§ Given instruction: Skipping all pictures, set down the lines of the listing from the first through the one with "stripes(), repeat: 'repeat'".

start Data provided

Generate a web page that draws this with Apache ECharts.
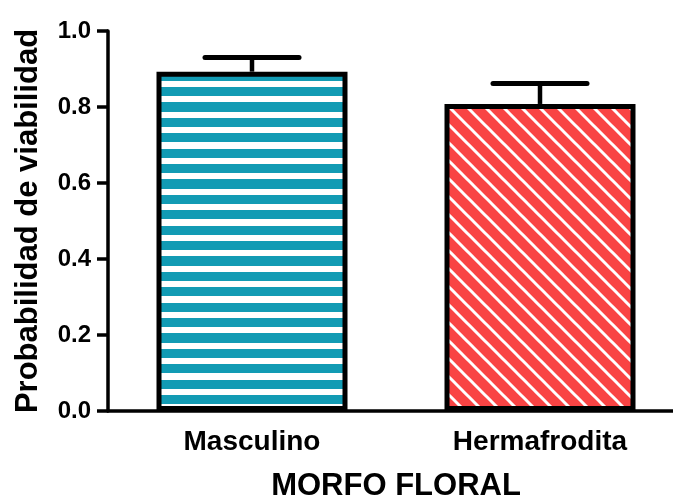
<!DOCTYPE html>
<html>
<head>
<meta charset="utf-8">
<script src="https://cdn.jsdelivr.net/npm/echarts@6/dist/echarts.min.js"></script>
<style>html,body{margin:0;padding:0;background:#fff}#c{width:673px;height:500px}</style>
</head>
<body>
<div id="c"></div>
<script>
const categories = ['Masculino', 'Hermafrodita'];
const means = [0.893, 0.808];
const upper = [0.930, 0.862];
const yTicks = [0, 0.2, 0.4, 0.6, 0.8, 1.0];

function stripes() {
  const w = 16, h = 77, p = 15.4, t = 9.2, start = 10;
  const c = document.createElement('canvas');
  c.width = w; c.height = h;
  const g = c.getContext('2d');
  g.fillStyle = '#ffffff'; g.fillRect(0, 0, w, h);
  g.fillStyle = '#129BB4';
  for (let k = -1; k < 6; k++) {
    const y0 = Math.round(start + p * k);
    const y1 = Math.round(start + p * k + t);
    g.fillRect(0, y0, w, y1 - y0);
  }
  return c;
}
function hatch() {
  const s = 18;
  const c = document.createElement('canvas');
  c.width = s; c.height = s;
  const g = c.getContext('2d');
  g.fillStyle = '#F94444'; g.fillRect(0, 0, s, s);
  g.strokeStyle = '#ffffff'; g.lineWidth = 3;
  [[0, 0], [s, 0], [-s, 0]].forEach(function (o) {
    g.beginPath();
    g.moveTo(o[0] - 2, -2);
    g.lineTo(o[0] + s + 2, s + 2);
    g.stroke();
  });
  return c;
}
const fills = [{ image: stripes(), repeat: 'repeat' }, { image: hatch(), repeat: 'repeat' }];

const font = 'Liberation Sans, Arial, sans-serif';
const chart = echarts.init(document.getElementById('c'), null, { renderer: 'canvas' });
chart.setOption({
  animation: false,
  grid: { left: 108, width: 576, top: 31, height: 380, outerBoundsMode: 'none', containLabel: false },
  xAxis: {
    type: 'category',
    data: categories,
    name: 'MORFO FLORAL',
    nameLocation: 'middle',
    nameGap: 60,
    nameTextStyle: { fontFamily: font, fontWeight: 'bold', fontSize: 31, color: '#000' },
    axisLine: { lineStyle: { color: '#000', width: 3.5 } },
    axisTick: { alignWithLabel: true, length: 10, lineStyle: { color: '#000', width: 3.5 } },
    axisLabel: { fontFamily: font, fontWeight: 'bold', fontSize: 28, color: '#000', margin: 17 },
    z: 10
  },
  yAxis: {
    type: 'value',
    min: 0, max: 1, interval: 0.2,
    name: 'Probabilidad de viabilidad',
    nameLocation: 'middle',
    nameGap: 64,
    nameRotate: 90,
    nameTextStyle: { fontFamily: font, fontWeight: 'bold', fontSize: 31, color: '#000' },
    splitLine: { show: false },
    axisLine: { show: true, lineStyle: { color: '#000', width: 3.5 } },
    axisTick: { show: true, length: 11, lineStyle: { color: '#000', width: 3.5 } },
    axisLabel: {
      fontFamily: font, fontWeight: 'bold', fontSize: 24, color: '#000', margin: 17,
      formatter: function (v) { return v.toFixed(1); }
    }
  },
  series: [
    {
      type: 'bar',
      barWidth: 191,
      data: means.map(function (v, i) {
        return { value: v, itemStyle: { color: fills[i], borderColor: '#000', borderWidth: 5 } };
      })
    },
    {
      type: 'custom',
      data: categories.map(function (c, i) { return [i, means[i], upper[i]]; }),
      renderItem: function (params, api) {
        const top = api.coord([api.value(0), api.value(2)]);
        const base = api.coord([api.value(0), api.value(1)]);
        const half = 47;
        const st = { stroke: '#000', lineWidth: 5, lineCap: 'round' };
        return {
          type: 'group',
          children: [
            { type: 'line', shape: { x1: top[0], y1: base[1], x2: top[0], y2: top[1] }, style: { stroke: '#000', lineWidth: 4.5 } },
            { type: 'line', shape: { x1: top[0] - half, y1: top[1], x2: top[0] + half, y2: top[1] }, style: st }
          ]
        };
      },
      z: 5
    }
  ]
});
</script>
</body>
</html>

end Data provided

§ Worked answer:
Generate a web page that draws this with Apache ECharts.
<!DOCTYPE html>
<html>
<head>
<meta charset="utf-8">
<script src="https://cdn.jsdelivr.net/npm/echarts@6/dist/echarts.min.js"></script>
<style>html,body{margin:0;padding:0;background:#fff}#c{width:673px;height:500px}</style>
</head>
<body>
<div id="c"></div>
<script>
const categories = ['Masculino', 'Hermafrodita'];
const means = [0.893, 0.808];
const upper = [0.930, 0.862];
const yTicks = [0, 0.2, 0.4, 0.6, 0.8, 1.0];

function stripes() {
  const w = 16, h = 77, p = 15.4, t = 9.2, start = 10;
  const c = document.createElement('canvas');
  c.width = w; c.height = h;
  const g = c.getContext('2d');
  g.fillStyle = '#ffffff'; g.fillRect(0, 0, w, h);
  g.fillStyle = '#129BB4';
  for (let k = -1; k < 6; k++) {
    const y0 = Math.round(start + p * k);
    const y1 = Math.round(start + p * k + t);
    g.fillRect(0, y0, w, y1 - y0);
  }
  return c;
}
function hatch() {
  const s = 18;
  const c = document.createElement('canvas');
  c.width = s; c.height = s;
  const g = c.getContext('2d');
  g.fillStyle = '#F94444'; g.fillRect(0, 0, s, s);
  g.strokeStyle = '#ffffff'; g.lineWidth = 3;
  [[0, 0], [s, 0], [-s, 0]].forEach(function (o) {
    g.beginPath();
    g.moveTo(o[0] - 2, -2);
    g.lineTo(o[0] + s + 2, s + 2);
    g.stroke();
  });
  return c;
}
const fills = [{ image: stripes(), repeat: 'repeat' }, { image: hatch(), repeat: 'repeat' }];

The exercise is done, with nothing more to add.